Places of worship
Parish Church of San Pietro in Cascia
The beautiful church is a typical example of Romanesque architecture
Piazza S. Pietro, 2, 50066 Reggello FI, Italia

Built at the request of Matilda of Tuscany in the 10th and 11th centuries, the Parish Church of San Pietro in Cascia is a typical example of Romanesque architecture. The building is well conserved thanks in part to skilled restorers in the Valdarno area around Florence who have worked on it over the years. The large porch in front of the church is in fact the only one on a Romanesque church in the area that has retained its original form. Inside the church, the capitals are decorated with sculptures of the heads of animals, men and allegorical figures, all of which are typical in Romanesque art.

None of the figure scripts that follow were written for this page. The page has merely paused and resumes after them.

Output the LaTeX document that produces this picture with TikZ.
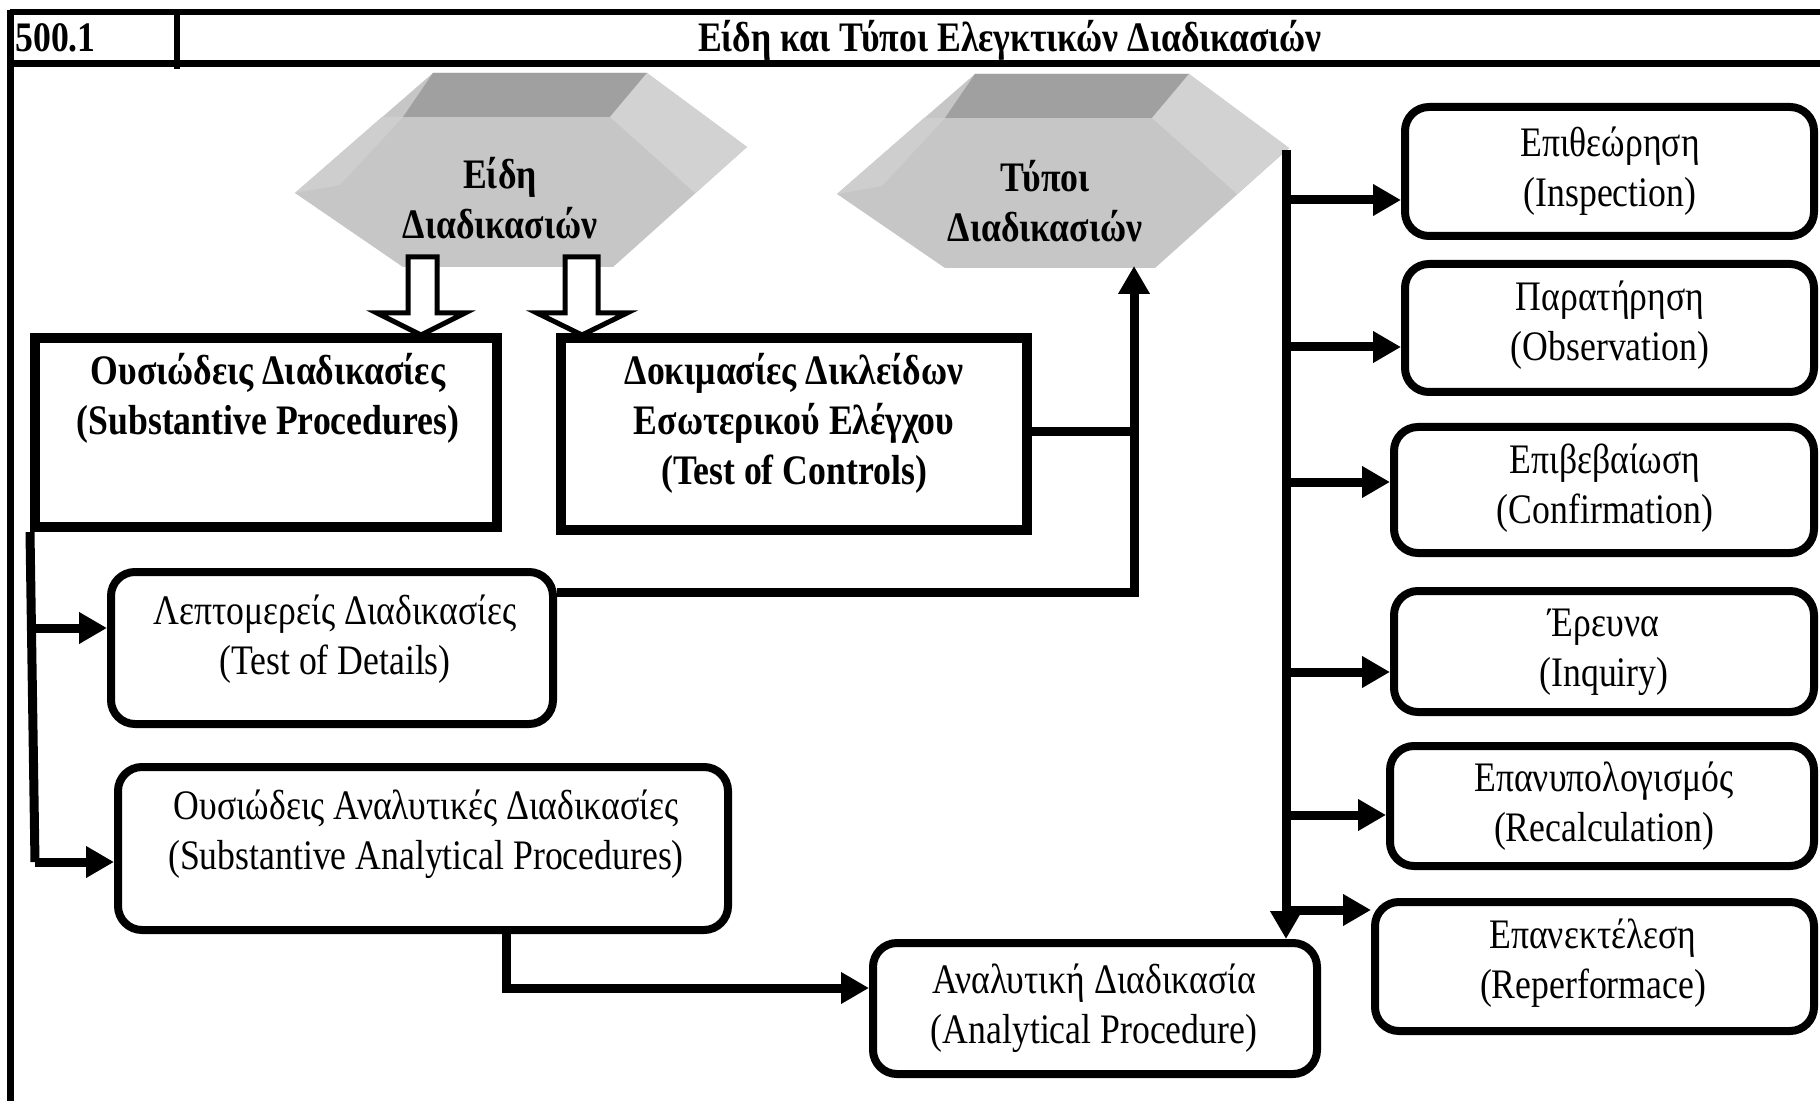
\documentclass[tikz,border=0pt]{standalone}
\usepackage{fontspec}
\setmainfont{Liberation Serif}[FakeStretch=0.85]
\usetikzlibrary{arrows.meta,calc}
\definecolor{hexfront}{HTML}{C6C6C6}
\definecolor{hextop}{HTML}{A0A0A0}
\definecolor{hexright}{HTML}{D2D2D2}
\definecolor{hexleft}{HTML}{CECECE}
\begin{document}
\begin{tikzpicture}[x=0.5pt,y=-0.5pt,
  basefont/.style={font=\fontsize{21pt}{25pt}\selectfont},
  boldfont/.style={font=\fontsize{21pt}{25pt}\selectfont\bfseries},
  sharpbox/.style={draw, line width=5pt, inner sep=0pt},
  roundbox/.style={draw, line width=4pt, rounded corners=12pt, inner sep=0pt},
  txt/.style={basefont, align=center, inner sep=0pt},
  btxt/.style={boldfont, align=center, inner sep=0pt},
  conn/.style={line width=4.5pt},
  arr/.style={line width=4.5pt, -{Triangle[length=14pt,width=15pt]}},
  hollow/.style={draw, line width=2.5pt, fill=white, miter limit=10},
  frameline/.style={line width=3pt}]
\useasboundingbox (0,0) rectangle (1820,1101);
\fill[white] (0,0) rectangle (1820,1101);

% frame and header
\draw[frameline] (10,12.5) -- (1820,12.5);
\draw[line width=3.5pt] (10,64) -- (1820,64);
\draw[line width=3.5pt] (10,10) -- (10,1101);
\draw[frameline] (177,11) -- (177,69);
\node[boldfont, anchor=base west, inner sep=0pt] (code) at (15,52) {500.1};
\node[boldfont, anchor=base, inner sep=0pt] (title) at (1010,52) {Είδη και Τύποι Ελεγκτικών Διαδικασιών};

% hexagon shapes
\foreach \dx/\dy in {0/0, 542/1}{
  \begin{scope}[shift={(\dx,\dy)}]
    \fill[hexfront] (295,193) -- (433,73) -- (647,73) -- (747,147) -- (613,267) -- (403,267) -- cycle;
    \fill[hexleft] (295,193) -- (382,117) -- (403,117) -- (340,185) -- cycle;
    \fill[hextop] (403,117) -- (433,73) -- (647,73) -- (610,117) -- cycle;
    \fill[hexright] (610,117) -- (647,73) -- (747,147) -- (695,193) -- cycle;
  \end{scope}
}
\node[btxt] (h1) at (500,198) {Είδη\\Διαδικασιών};
\node[btxt] (h2) at (1045,201) {Τύποι\\Διαδικασιών};
\coordinate (h2b) at (1134,266);
\coordinate (rv) at (1286,150);

% boxes
\node[sharpbox, minimum width=231pt, minimum height=94.5pt] (sp) at (266,432.5) {};
\node[btxt] (sptext) at (268,398) {Ουσιώδεις Διαδικασίες\\(Substantive Procedures)};
\node[sharpbox, minimum width=233pt, minimum height=96pt] (tc) at (794,434) {};
\node[btxt] (tctext) at (794,423) {Δοκιμασίες Δικλείδων\\Εσωτερικού Ελέγχου\\(Test of Controls)};

\node[roundbox, minimum width=221pt, minimum height=76pt] (td) at (332,648) {};
\node[txt] (tdtext) at (335,639) {Λεπτομερείς Διαδικασίες\\(Test of Details)};
\node[roundbox, minimum width=305pt, minimum height=81.5pt] (sap) at (423,848.5) {};
\node[txt] (saptext) at (426,834) {Ουσιώδεις Αναλυτικές Διαδικασίες\\(Substantive Analytical Procedures)};
\node[roundbox, minimum width=222pt, minimum height=65.5pt] (ap) at (1095,1008.5) {};
\node[txt] (aptext) at (1094,1008) {Αναλυτική Διαδικασία\\(Analytical Procedure)};

\node[roundbox, minimum width=204.5pt, minimum height=64.5pt] (r1) at (1609.5,171.5) {};
\node[txt] (r1t) at (1610,171) {Επιθεώρηση\\(Inspection)};
\node[roundbox, minimum width=204.5pt, minimum height=64pt] (r2) at (1609.5,328) {};
\node[txt] (r2t) at (1610,325) {Παρατήρηση\\(Observation)};
\node[roundbox, minimum width=210pt, minimum height=63pt] (r3) at (1604,490) {};
\node[txt] (r3t) at (1605,488) {Επιβεβαίωση\\(Confirmation)};
\node[roundbox, minimum width=210pt, minimum height=60.5pt] (r4) at (1604,651.5) {};
\node[txt] (r4t) at (1604,652) {Έρευνα\\(Inquiry)};
\node[roundbox, minimum width=212pt, minimum height=60pt] (r5) at (1602,806) {};
\node[txt] (r5t) at (1604,806) {Επανυπολογισμός\\(Recalculation)};
\node[roundbox, minimum width=219.5pt, minimum height=64.5pt] (r6) at (1594.5,966.5) {};
\node[txt] (r6t) at (1593,963) {Επανεκτέλεση\\(Reperformace)};

% hollow block arrows from hex 1
\draw[hollow] (408,257) -- (437,257) -- (437,313) -- (465,313) -- (421,335) -- (377,313) -- (408,313) -- cycle;
\draw[hollow] (565,257) -- (598,257) -- (598,313) -- (627,313) -- (582,335) -- (537,313) -- (565,313) -- cycle;

% left connectors
\coordinate (lj) at (35,862);
\coordinate (lt) at (35,628);
\draw[conn] (sp.south west) -- (lj);
\draw[arr] (lt) -- (td.west |- lt);
\draw[arr] (lj) -- (sap.west |- lj);

% tests of controls / details to types
\coordinate (tj) at (1134,432);
\coordinate (dj) at (1134,592);
\draw[conn] (tc.east |- tj) -- (tj);
\draw[arr] (td.east |- dj) -- (dj) -- (h2b);

% SAP to analytical
\coordinate (sj) at (506,988);
\draw[arr] (sap.south -| sj) -- (sj) -- (ap.west |- sj);

% right trunk
\draw[arr] (rv) -- (ap.north -| rv);
\foreach \n/\yy in {1/200, 2/347, 3/482, 4/672, 5/815, 6/910}{
  \coordinate (b\n) at (1286,\yy);
  \draw[arr] (b\n) -- (r\n.west |- b\n);
}
\end{tikzpicture}
\end{document}
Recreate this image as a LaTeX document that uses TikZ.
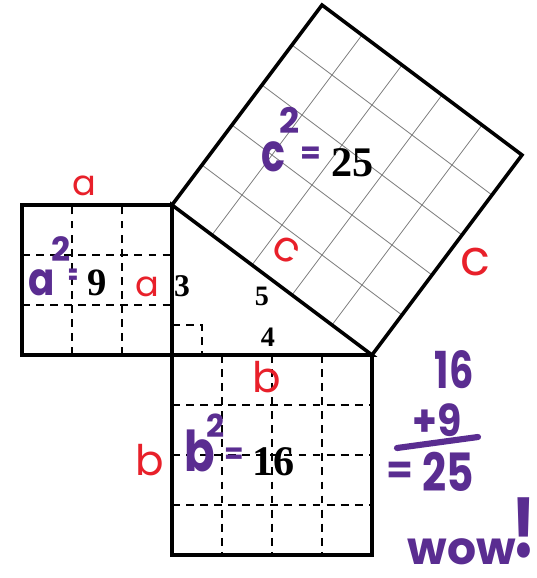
\documentclass[tikz,border=0pt]{standalone}
\usepackage{fontspec}
\setmainfont{Liberation Serif}
\newfontfamily\hand{Poppins}
\usetikzlibrary{calc}
\definecolor{ink}{HTML}{000000}
\definecolor{pen}{HTML}{5A2D91}
\definecolor{redpen}{HTML}{E8202A}
\definecolor{gridgray}{HTML}{7A7A7A}
\newcommand{\fsz}[1]{\fontsize{#1}{#1}\selectfont}
\tikzset{
  sq/.style={draw=ink, line width=2pt},
  cut/.style={draw=ink, dashed, dash pattern=on 4.5pt off 3.5pt, line width=1.1pt},
  fine/.style={draw=gridgray, line width=0.45pt},
  num/.style={font=\bfseries, text=ink, inner sep=0pt},
  redl/.style={font=\hand, text=redpen, inner sep=0pt},
  purl/.style={font=\hand\bfseries, text=pen, inner sep=0pt}
}

\begin{document}
\begin{tikzpicture}
  \fill[white] (-3.44,-4.46) rectangle (7.3,7.1);
  \useasboundingbox (-3.44,-4.46) rectangle (7.3,7.1);

  % triangle corners and square on the hypotenuse
  \coordinate (C) at (0,0);
  \coordinate (A) at (0,3);
  \coordinate (B) at (4,0);
  \coordinate (D) at ($(A)+(3,4)$);
  \coordinate (E) at ($(B)+(3,4)$);

  \foreach \i in {1,...,4}{
    \draw[fine] ($(A)!\i/5!(B)$) -- ($(D)!\i/5!(E)$);
    \draw[fine] ($(A)!\i/5!(D)$) -- ($(B)!\i/5!(E)$);
  }

  % dashed unit grids
  \foreach \i in {1,2}{
    \draw[cut] (-\i,0) -- (-\i,3);
    \draw[cut] (-3,\i) -- (0,\i);
  }
  \foreach \i in {1,2,3}{
    \draw[cut] (\i,0) -- (\i,-4);
    \draw[cut] (0,-\i) -- (4,-\i);
  }
  \draw[cut] (0,0.6) -- (0.6,0.6) -- (0.6,0);

  \draw[sq] (-3,0) rectangle (0,3);
  \draw[sq] (0,0) rectangle (4,-4);
  \draw[sq] (A) -- (D) -- (E) -- (B);
  \draw[sq] (A) -- (C) -- (B) -- cycle;

  % printed numbers
  \node[num] (n3) at (0.2,1.38) {\fsz{18pt}3};
  \node[num] (n5) at (1.8,1.18) {\fsz{16pt}5};
  \node[num] (n4) at (1.92,0.36) {\fsz{16pt}4};
  \node[num] (n9) at (-1.5,1.44) {\fsz{22pt}9};
  \node[num] (n16) at (2.04,-2.14) {\fsz{24pt}16};
  \node[num] (n25) at (3.62,3.84) {\fsz{24pt}25};

  % red side names
  \node[redl] (atop) at (-1.76,3.38) {\fsz{20pt}a};
  \node[redl] (aside) at (-0.5,1.36) {\fsz{20pt}a};
  \node[redl] (btop) at (1.9,-0.44) {\fsz{24pt}b};
  \node[redl] (bside) at (-0.44,-2.1) {\fsz{24pt}b};
  \node[redl, rotate=-30] (chyp) at (2.28,2.1) {\fsz{24pt}c};
  \node[redl] (cside) at (6.06,1.86) {\fsz{28pt}c};

  % purple squares
  \node[purl, xscale=0.85] (asq) at (-2.6,1.44) {\fsz{26pt}a};
  \node[purl] (atwo) at (-2.22,2.12) {\fsz{19pt}2};
  \node[purl, xscale=0.5] (aeq) at (-1.97,1.56) {\fsz{16pt}=};
  \node[purl, xscale=0.8] (bsq) at (0.56,-1.92) {\fsz{32pt}b};
  \node[purl] (btwo) at (0.88,-1.42) {\fsz{18pt}2};
  \node[purl] (beq) at (1.25,-2.02) {\fsz{16pt}=};
  \node[purl, xscale=0.75] (csq) at (2.02,3.96) {\fsz{30pt}c};
  \node[purl] (ctwo) at (2.36,4.7) {\fsz{20pt}2};
  \node[purl] (ceq) at (2.78,4.0) {\fsz{17pt}=};

  % the sum
  \node[purl, xscale=0.75] (s16) at (5.64,-0.3) {\fsz{29pt}16};
  \node[purl, xscale=0.9] (s9) at (5.3,-1.3) {\fsz{25pt}+9};
  \coordinate (ls) at (4.5,-1.86);
  \coordinate (le) at (6.12,-1.64);
  \draw[pen, line width=3.5pt, line cap=round] (ls) -- (le);
  \node[purl] (seq) at (4.56,-2.36) {\fsz{22pt}=};
  \node[purl, xscale=0.8] (s25) at (5.52,-2.34) {\fsz{30pt}25};
  \node[purl] (wow) at (5.8,-3.94) {\fsz{26pt}wow};
  \node[purl, yscale=1.3] (bang) at (7.04,-3.46) {\fsz{36pt}!};
\end{tikzpicture}
\end{document}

The square bell tower stands next to the church, built in pietra serena. According to experts, the structure is very similar to Lombard watch towers from the 6th century as well as a tower of the “Castelvecchio” that once belonged to the Guidi Counts, who had other properties in this area in the 7th century.

In the left nave, there was once the San Giovenale Triptych by Masaccio, today conserved in the museum next to the church. The painting was discovered in the small Church of San Giovenale (a few kilometres away) in 1961 in terrible condition; Masaccio was commissioned to paint the work by the Castellani family.